What I like most about this book is the characterisation. This furry squad is just brimming with personality. My favourite is Boss. His character experiences a positive change. I quite like Jorje Valle's illustrations, too; they help to bring the characters to life. I will admit to being concerned about the number of characters in this children's book, though. At times it's difficult to keep track of who's who and who's whose.
Continuing with the positives, themes such as family, friendship, teamwork, and problem solving are well depicted within the story. I also think that Inca's frank admission of wanting to be the best - and her sureness of achieving that goal - can be used to encourage children to believe in themselves.
If I have anything negative to say, it's that I'm a little bothered by the animals' unkind thoughts towards those they don't like. For example, on page 109: '"The Stinky Porkster would never bend down to check under it.

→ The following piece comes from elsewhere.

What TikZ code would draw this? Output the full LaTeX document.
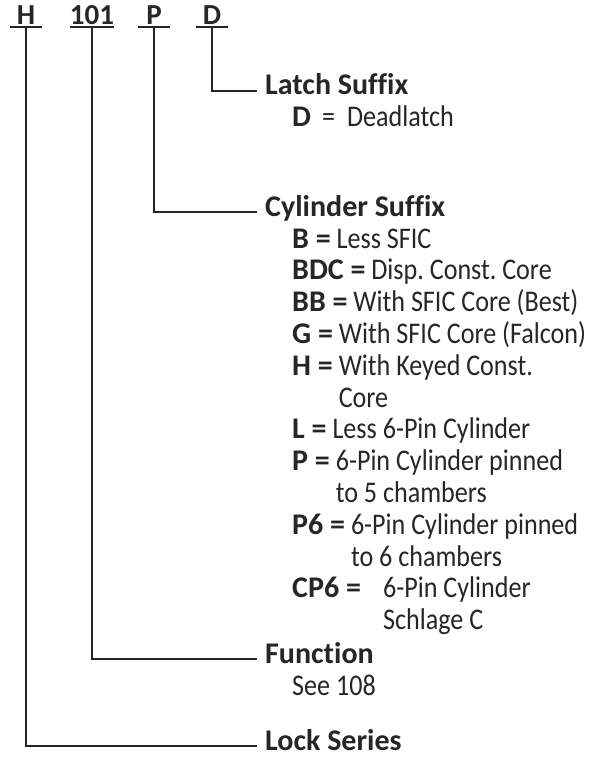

Too much exercise for his fat body," I said with a sneer.' I'm not a fan of name-calling, so I don't like this tendency in the otherwise adorable creatures.
Finally, with its simple language, funny illustrations, and cute animals, children will find Diary of a Snoopy Cat delightful and entertaining. Unfortunately, there are lots of punctuation errors throughout this piece. While they don't take away from the story, the sheer number of them makes me question whether or not the book was professionally edited. For that, I subtract a point. My rating, therefore, is 3 out of 4 stars.